Just wondering if any of you use braid? I have just started using (10lb Live Wire) braid and have been having issues, seems to snap under load easy. It also frays quite easy. Could it be user fault? or might the line be dodgy? or is braid just not that good?

Would love to hear your comments.

Cheers
Ash


----------



## Peril (Sep 5, 2005)

Ash, I have braid or gelspun on all my reels. Generally it breaks well above the rating at which its sold. Never used livewire. However I have heard of guys getting bad batches of line. Take it back to where you bought it and explain your situation. They should replace it.


----------



## aleg75 (Dec 20, 2005)

Thanks Peril for getting back to me! I will try it again tomorrow with a cheep lure, try my luck one more time...........on a good note though (not from a yak, still waiting for delivery) my brother in-law hooked a nice yellow belly from the local lake (Gungahlin) his first yellow, first time using a spinner bait, first time lure fishing in fresh water, but not first cast.....it was his 6th. Good on him!

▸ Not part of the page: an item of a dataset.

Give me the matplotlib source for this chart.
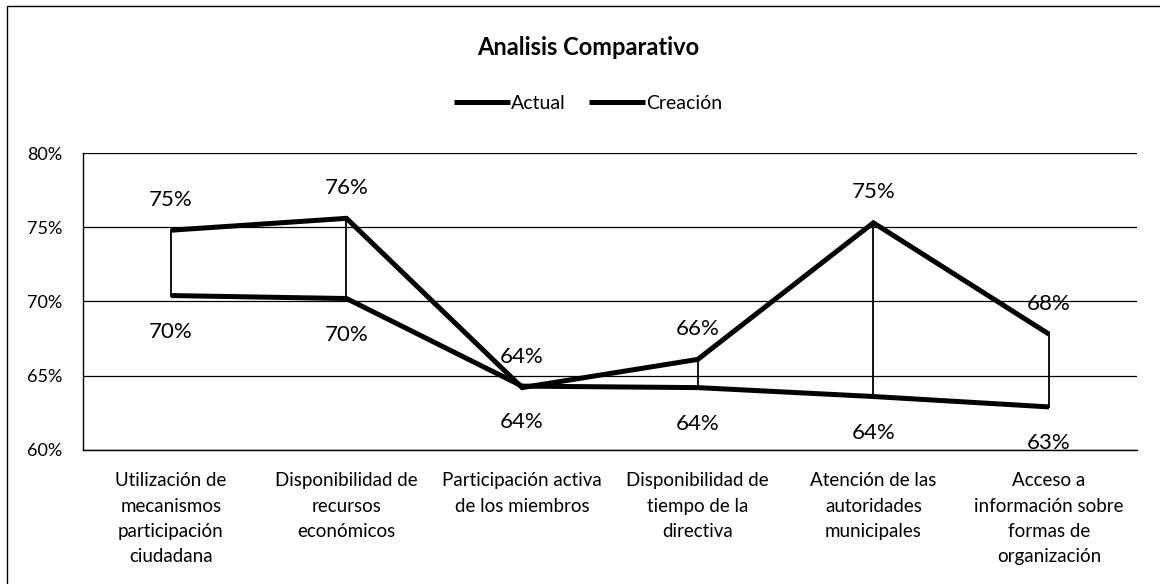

will report back tomorrow with the line saga!

Ash


----------



## Peril (Sep 5, 2005)

Braid has lower abrasion resistance to mono or fluorocarbon. Don't know if this is your problem. Easily solved by using a leader, using either of those lines.

Where has the line been breaking? At the knot? You have to use different knots for braid. Best knot for starters is the Uni knot, which can be used to tie on terminal equipment and by tieing two (double uniknot) used to join the leader to the mainline. It can even be slipped to form a loop knot. Just make sure you use 8-10 turns in the knot for braid.


----------



## aleg75 (Dec 20, 2005)

Hey Peril

Yes I use the double uni knott, and a mono leader. The snapping was occuring in the braid, but it still could have picked up knicks from where I was fishing........


----------



## PeterJ (Aug 29, 2005)

I have all sorts of braid on my reels and have never had the symptoms you are describing there, even when getting a bit frayed.

knots havent caused my line to break just slip.


----------



## paffoh (Aug 24, 2006)

Last and only time ive snapped braid it was 4lb fireline and i had cast a lure into a tree with no leader ( lure straight to braid ), it was quite difficult and sounded like a thunder clap ( massive shock backlash too ) so im quite suprised to hear of your symptoms.

I get some line slip fishing 6lb vanish on my 4lb fireline, no slip on my 20lb penn leader and 12lb fireline... not as stealthy though, I would reccomend Suffix or Fireline for quality. ( not quantity )

On another note tell your brother well done with the golden, ive heard Gunners has been firing for months, gotta go take my yak out there!


----------



## PeterJ (Aug 29, 2005)

Ah yes, Occy you are indeed a great knowledgeable man.

great thought, you are very right, especially on the tip. I have lost count of the tip guides i have replaced over the years due to friction grooves being cut into them.
:shock:


----------



## Les Lammers (Nov 9, 2005)

occy said:


> Check the guides mate. If they were worn, or you have even the slightest abrasive surface in one, this stuff will disintegrate.


Yes, good hard guides are necessary for braid.


----------



## sam60 (Aug 30, 2005)

occy.... get fuji gold cermet runners...... cost a bit but right up there as far as quality goes and should do the job.....and get a custom made rod to go with them :lol: :lol:


----------



## Les Lammers (Nov 9, 2005)

occy said:


> Just on that point, if one wanted to replace guides and/or buy new stuff with the best ones, what type/model should one be looking for. I'm guessing expensive equals better and Fuji are probably up there with the best, but to be truthful they are the only ones I know. Someone out there must have already done all the hard yards with research, and I was hoping they would be willing to share the information with us.


Fuji Alconite or SiC. They may be sold under other names in Oz. I am not aware of other brands of top rate guides.


----------